From Prosperity to Austerity
In 1993, you could buy a base model F-150 for $10,877. Today, a base F-150 has an MSRP of nearly $30,000. That's a more than 175% increase. Talk about inflation — and according to Kelley Blue Book, it's still trending upward.
Wages, on the other hand, have barely changed. The average median household income between 1993 and 1999 grew by about 15% to $58,665, where it peaked and remained stagnant until 2012. Income is now trending upward, but it remains well below where it should be relative to advances in automotive inflation. And no relief is in sight — because when wages rise, the stock market falls as corporations recognize that higher wages mean lower profits, so prices must go up again and the cycle continues.
Economic prosperity is gone for most Americans. Wages are down and inflation is up. People are focused on not getting sold — even when products like vehicle service contracts, prepaid maintenance, and GAP are specifically designed to help them save money and provide budget control.
Living Check to Check
As a culture, Americans live check to check. In fact, 78% of your friends, family, and co-workers live check to check. The CEO of a publicly traded auto finance source recently shared that many of the company's customers have less than $400 in emergency savings — and it's not just subprime. It's everyone, including customers shopping at highline stores.
The truth is that most people spend every dollar they make. It's not a criticism — it's a fact backed by data. And it's not necessarily a bad thing. The reason for living check to check is often noble: people love their families and invest in them. They live in nicer neighborhoods, drive safer cars, eat better foods, send their children to better schools, enjoy family vacations, and improve their quality of life — even when money is tight.
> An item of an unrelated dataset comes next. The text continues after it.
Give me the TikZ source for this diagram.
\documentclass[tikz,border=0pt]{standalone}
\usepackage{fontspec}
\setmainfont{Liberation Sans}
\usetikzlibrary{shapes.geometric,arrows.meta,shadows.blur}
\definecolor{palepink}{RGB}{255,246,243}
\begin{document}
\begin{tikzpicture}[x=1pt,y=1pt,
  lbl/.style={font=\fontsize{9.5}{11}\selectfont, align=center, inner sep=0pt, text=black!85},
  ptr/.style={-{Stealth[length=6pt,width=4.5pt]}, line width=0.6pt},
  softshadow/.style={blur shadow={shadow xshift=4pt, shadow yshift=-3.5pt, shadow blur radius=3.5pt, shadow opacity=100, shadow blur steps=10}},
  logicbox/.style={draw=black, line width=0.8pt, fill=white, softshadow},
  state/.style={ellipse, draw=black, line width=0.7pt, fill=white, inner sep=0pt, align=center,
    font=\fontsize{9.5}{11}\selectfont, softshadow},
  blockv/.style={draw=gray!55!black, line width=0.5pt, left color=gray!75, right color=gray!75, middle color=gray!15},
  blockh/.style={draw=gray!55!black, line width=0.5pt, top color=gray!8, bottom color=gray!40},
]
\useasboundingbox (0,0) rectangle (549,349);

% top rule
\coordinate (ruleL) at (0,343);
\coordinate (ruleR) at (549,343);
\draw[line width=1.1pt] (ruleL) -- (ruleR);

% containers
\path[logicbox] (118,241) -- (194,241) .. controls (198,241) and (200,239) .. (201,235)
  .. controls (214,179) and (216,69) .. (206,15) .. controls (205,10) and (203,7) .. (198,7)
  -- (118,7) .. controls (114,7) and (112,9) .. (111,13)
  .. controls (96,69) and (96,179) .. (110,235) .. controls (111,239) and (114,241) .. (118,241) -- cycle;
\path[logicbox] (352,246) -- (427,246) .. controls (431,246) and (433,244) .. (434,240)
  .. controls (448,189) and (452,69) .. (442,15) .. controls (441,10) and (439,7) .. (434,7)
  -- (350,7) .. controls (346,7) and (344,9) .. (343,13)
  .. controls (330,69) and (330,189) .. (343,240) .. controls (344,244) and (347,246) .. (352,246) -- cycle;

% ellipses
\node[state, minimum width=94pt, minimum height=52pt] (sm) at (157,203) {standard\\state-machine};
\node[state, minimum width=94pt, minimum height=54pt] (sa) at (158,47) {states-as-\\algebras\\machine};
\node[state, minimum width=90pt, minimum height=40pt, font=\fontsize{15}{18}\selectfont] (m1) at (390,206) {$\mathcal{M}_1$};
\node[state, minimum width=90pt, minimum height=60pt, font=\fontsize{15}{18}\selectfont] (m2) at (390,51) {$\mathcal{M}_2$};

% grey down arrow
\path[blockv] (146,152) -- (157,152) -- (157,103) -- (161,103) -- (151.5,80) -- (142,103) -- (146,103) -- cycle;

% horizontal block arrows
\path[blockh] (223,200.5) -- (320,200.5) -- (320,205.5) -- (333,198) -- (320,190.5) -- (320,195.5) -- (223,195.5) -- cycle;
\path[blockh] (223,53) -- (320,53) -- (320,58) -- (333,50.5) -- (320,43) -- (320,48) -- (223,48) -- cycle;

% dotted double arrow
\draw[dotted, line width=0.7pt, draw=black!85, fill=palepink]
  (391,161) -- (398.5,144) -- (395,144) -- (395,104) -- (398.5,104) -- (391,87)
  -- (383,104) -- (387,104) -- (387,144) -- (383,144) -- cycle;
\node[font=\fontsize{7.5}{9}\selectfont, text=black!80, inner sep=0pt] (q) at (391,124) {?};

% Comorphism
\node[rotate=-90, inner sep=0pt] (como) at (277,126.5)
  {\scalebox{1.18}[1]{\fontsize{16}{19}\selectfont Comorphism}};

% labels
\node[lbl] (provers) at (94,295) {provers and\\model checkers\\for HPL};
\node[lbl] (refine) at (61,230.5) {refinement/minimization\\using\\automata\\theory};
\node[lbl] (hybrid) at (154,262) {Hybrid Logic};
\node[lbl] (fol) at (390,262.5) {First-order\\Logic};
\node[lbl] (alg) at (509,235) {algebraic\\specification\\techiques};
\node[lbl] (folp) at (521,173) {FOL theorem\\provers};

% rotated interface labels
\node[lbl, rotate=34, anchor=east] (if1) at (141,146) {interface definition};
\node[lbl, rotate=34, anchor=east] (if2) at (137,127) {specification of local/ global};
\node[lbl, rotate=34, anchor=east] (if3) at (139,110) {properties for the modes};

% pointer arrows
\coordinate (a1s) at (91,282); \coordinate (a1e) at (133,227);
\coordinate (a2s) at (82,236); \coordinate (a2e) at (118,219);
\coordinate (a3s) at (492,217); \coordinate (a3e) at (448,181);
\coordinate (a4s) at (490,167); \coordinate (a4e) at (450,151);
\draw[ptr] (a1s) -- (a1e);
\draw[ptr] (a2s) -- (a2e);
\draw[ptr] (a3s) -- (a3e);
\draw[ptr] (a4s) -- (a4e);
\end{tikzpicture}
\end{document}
But money will become tighter as trends continue. New-car prices have reached all-time highs. Interest rates are expected to continue rising. The end result will inevitably be more customers arguing over payments. This is the landscape we're operating in — and it requires a corresponding shift in how we approach our work.
A Noble Pursuit
When we adopt habits of helping — not just selling — we can begin having real conversations about real economics and how our products actually protect customers' budgets. This is more important than ever because the likelihood of continued inflation is high and our customers need F&I managers operating with a spirit of nobility.
Beyond our customers, we need to do it for ourselves too. If the experience in F&I doesn't improve for customers, dealers will continue searching for ways around the F&I department. But the solution is simple in principle: customers need to feel protected and treated well. The dealer needs to profit. If both sides get what they want and need, the F&I pro will be fairly compensated for their efforts.
There is a version of this job that is genuinely noble. That version exists in offices all over the country — the F&I manager who sits across from a family, understands their budget, and helps them leave with coverage that will genuinely protect them when life gets hard. That F&I manager isn't just making gross. They're making a difference. And ironically, they're making more gross too.